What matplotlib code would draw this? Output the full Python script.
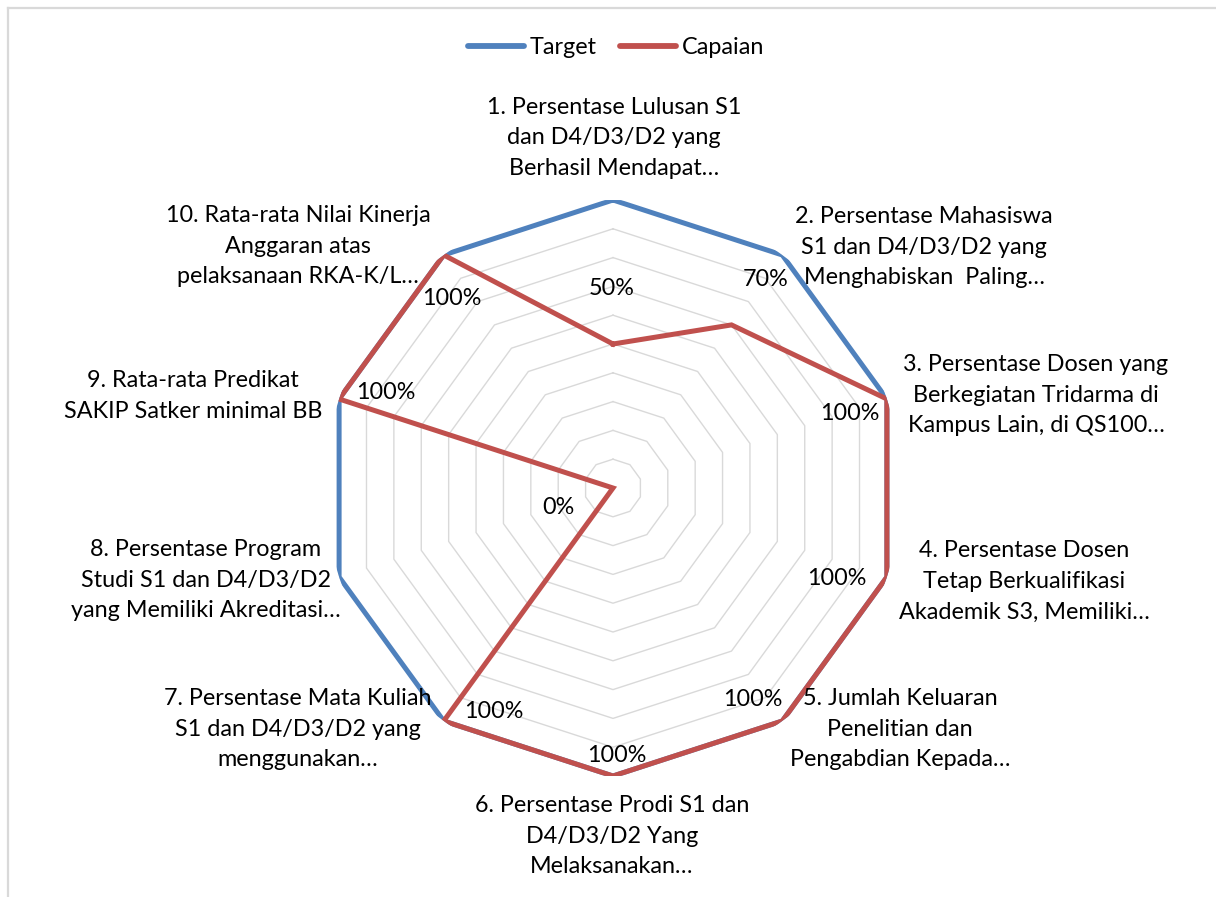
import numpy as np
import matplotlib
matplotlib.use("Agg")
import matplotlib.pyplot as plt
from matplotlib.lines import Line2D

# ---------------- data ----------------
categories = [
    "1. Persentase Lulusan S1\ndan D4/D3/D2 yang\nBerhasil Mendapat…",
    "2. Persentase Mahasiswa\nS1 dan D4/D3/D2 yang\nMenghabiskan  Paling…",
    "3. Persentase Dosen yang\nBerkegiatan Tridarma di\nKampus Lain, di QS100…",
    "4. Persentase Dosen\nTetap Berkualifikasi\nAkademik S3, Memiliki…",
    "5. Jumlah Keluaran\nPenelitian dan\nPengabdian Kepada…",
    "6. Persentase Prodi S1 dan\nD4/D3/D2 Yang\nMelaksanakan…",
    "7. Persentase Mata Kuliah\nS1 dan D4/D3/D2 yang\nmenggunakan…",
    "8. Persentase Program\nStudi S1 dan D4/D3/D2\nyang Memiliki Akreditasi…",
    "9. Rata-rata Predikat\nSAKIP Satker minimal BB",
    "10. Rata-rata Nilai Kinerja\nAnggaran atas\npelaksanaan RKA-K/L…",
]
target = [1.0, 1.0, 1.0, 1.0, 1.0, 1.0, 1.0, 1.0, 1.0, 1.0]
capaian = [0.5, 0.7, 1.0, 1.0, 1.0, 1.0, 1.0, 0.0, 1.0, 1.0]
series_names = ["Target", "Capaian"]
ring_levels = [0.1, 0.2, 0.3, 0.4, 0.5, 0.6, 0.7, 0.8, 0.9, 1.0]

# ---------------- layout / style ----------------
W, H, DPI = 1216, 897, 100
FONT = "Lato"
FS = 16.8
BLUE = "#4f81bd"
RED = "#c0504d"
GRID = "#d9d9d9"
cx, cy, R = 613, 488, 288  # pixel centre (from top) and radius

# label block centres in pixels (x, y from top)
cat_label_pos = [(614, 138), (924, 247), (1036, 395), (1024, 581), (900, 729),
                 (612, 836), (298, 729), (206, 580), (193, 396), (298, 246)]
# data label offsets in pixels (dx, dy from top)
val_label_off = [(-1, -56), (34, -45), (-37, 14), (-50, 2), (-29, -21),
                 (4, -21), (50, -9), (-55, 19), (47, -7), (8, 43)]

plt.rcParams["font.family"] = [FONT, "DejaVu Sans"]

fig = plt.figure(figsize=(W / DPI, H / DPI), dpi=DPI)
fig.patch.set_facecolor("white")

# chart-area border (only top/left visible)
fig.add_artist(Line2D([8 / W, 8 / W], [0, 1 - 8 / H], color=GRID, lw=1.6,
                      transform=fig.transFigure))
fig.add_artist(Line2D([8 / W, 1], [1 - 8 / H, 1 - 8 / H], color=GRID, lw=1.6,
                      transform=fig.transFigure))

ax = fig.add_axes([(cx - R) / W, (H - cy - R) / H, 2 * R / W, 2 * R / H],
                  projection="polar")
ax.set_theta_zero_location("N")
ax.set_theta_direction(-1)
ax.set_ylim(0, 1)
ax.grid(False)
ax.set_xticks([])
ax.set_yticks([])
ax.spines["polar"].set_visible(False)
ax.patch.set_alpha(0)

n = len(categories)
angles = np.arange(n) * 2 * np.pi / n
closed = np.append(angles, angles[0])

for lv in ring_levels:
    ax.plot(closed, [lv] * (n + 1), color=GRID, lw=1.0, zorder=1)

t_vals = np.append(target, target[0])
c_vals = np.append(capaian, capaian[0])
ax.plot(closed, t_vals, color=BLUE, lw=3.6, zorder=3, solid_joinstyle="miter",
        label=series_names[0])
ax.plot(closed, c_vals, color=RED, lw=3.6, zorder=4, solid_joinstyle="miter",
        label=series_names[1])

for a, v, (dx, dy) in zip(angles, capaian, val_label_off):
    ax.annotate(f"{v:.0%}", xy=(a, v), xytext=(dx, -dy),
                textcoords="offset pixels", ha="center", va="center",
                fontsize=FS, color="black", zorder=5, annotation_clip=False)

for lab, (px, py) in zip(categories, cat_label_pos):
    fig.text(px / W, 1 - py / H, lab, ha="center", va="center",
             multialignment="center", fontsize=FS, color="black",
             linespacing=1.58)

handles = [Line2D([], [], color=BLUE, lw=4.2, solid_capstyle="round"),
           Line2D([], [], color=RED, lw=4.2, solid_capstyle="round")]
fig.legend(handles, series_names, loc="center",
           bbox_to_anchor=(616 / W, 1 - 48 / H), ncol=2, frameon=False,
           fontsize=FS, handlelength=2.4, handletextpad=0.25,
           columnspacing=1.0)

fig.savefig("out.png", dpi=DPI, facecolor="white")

* * * *

Challenge: Give back exactly the lines from the first line of the data through the line with "cx, cy, R = 613, 488, 288", pictures excluded.

Written response:
What matplotlib code would draw this? Output the full Python script.
import numpy as np
import matplotlib
matplotlib.use("Agg")
import matplotlib.pyplot as plt
from matplotlib.lines import Line2D

# ---------------- data ----------------
categories = [
    "1. Persentase Lulusan S1\ndan D4/D3/D2 yang\nBerhasil Mendapat…",
    "2. Persentase Mahasiswa\nS1 dan D4/D3/D2 yang\nMenghabiskan  Paling…",
    "3. Persentase Dosen yang\nBerkegiatan Tridarma di\nKampus Lain, di QS100…",
    "4. Persentase Dosen\nTetap Berkualifikasi\nAkademik S3, Memiliki…",
    "5. Jumlah Keluaran\nPenelitian dan\nPengabdian Kepada…",
    "6. Persentase Prodi S1 dan\nD4/D3/D2 Yang\nMelaksanakan…",
    "7. Persentase Mata Kuliah\nS1 dan D4/D3/D2 yang\nmenggunakan…",
    "8. Persentase Program\nStudi S1 dan D4/D3/D2\nyang Memiliki Akreditasi…",
    "9. Rata-rata Predikat\nSAKIP Satker minimal BB",
    "10. Rata-rata Nilai Kinerja\nAnggaran atas\npelaksanaan RKA-K/L…",
]
target = [1.0, 1.0, 1.0, 1.0, 1.0, 1.0, 1.0, 1.0, 1.0, 1.0]
capaian = [0.5, 0.7, 1.0, 1.0, 1.0, 1.0, 1.0, 0.0, 1.0, 1.0]
series_names = ["Target", "Capaian"]
ring_levels = [0.1, 0.2, 0.3, 0.4, 0.5, 0.6, 0.7, 0.8, 0.9, 1.0]

# ---------------- layout / style ----------------
W, H, DPI = 1216, 897, 100
FONT = "Lato"
FS = 16.8
BLUE = "#4f81bd"
RED = "#c0504d"
GRID = "#d9d9d9"
cx, cy, R = 613, 488, 288  # pixel centre (from top) and radius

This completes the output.